Among them are two Americans. Archbishop William Levada is now Prefect of the Congregation for the Doctrine of the Faith, the powerful position Benedict XVI held when he was merely Cardinal Joseph Ratzinger. The job makes Levada the highest-ranking and most influential American in the Roman Curia, the government of the Catholic Church.
The rank of cardinal basically goes with the job, but others have been honored for their service to the church, or to make what Father Dennis Gill, Director of Liturgy at Rome's North American College, called a political point "in the best sense of the word 'political.'"
"There is something on the level of making a statement which is for the particular good of the people associated with the person named cardinal," Father Gill said.
The choice of Bishop Joseph Zen of Hong Kong might fall into that category. Bishop (or cardinal as of Friday) Zen said the Vatican and mainland China have begun talks to reestablish ties between the two that were severed when the Vatican recognized Taiwan after it split from mainland China in 1949. Ties with China would necessitate ending diplomatic relations with Taiwan.

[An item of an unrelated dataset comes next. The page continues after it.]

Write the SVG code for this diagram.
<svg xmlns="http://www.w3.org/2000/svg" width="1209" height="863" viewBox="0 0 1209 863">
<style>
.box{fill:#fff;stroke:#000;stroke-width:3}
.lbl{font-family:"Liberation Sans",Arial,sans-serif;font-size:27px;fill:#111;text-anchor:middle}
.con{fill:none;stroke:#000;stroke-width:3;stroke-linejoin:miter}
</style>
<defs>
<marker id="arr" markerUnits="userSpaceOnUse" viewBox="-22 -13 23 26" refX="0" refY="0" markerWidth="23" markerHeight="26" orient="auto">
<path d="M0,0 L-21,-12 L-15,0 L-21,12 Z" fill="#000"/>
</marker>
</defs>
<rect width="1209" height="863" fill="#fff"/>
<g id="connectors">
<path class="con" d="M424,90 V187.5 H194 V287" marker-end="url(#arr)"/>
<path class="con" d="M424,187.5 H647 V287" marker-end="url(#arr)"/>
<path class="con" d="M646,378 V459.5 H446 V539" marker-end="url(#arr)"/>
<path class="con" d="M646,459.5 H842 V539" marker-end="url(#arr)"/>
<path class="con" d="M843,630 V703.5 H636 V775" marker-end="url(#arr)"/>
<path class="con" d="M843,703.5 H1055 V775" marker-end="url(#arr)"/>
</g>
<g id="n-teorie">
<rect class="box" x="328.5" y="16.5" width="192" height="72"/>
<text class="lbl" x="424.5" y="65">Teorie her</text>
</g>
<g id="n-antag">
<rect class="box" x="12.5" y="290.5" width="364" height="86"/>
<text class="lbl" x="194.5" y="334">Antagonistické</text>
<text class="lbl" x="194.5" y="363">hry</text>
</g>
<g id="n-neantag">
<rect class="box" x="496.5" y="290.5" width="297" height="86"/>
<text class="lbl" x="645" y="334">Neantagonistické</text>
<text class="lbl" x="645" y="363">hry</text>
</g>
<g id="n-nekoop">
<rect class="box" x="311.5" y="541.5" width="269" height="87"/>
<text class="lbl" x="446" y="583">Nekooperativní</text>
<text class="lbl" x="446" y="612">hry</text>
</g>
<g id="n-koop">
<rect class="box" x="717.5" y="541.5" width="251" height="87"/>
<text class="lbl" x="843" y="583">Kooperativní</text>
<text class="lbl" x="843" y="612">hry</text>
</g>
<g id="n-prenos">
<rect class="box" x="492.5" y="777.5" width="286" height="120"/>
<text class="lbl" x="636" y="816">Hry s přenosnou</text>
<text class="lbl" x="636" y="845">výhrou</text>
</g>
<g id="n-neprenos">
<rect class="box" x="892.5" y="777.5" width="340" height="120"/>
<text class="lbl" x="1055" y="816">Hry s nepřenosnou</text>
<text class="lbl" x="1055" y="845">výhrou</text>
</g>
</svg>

Also getting his red hat will be Archbishop Sean O'Malley of Boston, who has been handling the fallout from the sex abuse scandal in the United States. His appointment sends a message to the troubled diocese of Boston that Benedict is taking their problems seriously and is trying to rebuild.
Elevated too is Archbishop Stanislaw Dziwisz, the long-serving faithful secretary of the late Pope John Paul II.
Many among those who cover the Vatican had rather hoped that the amiable and able Archbishop John Foley, who heads one of the two Vatican Press offices, would be rewarded too, but alas, not this time around.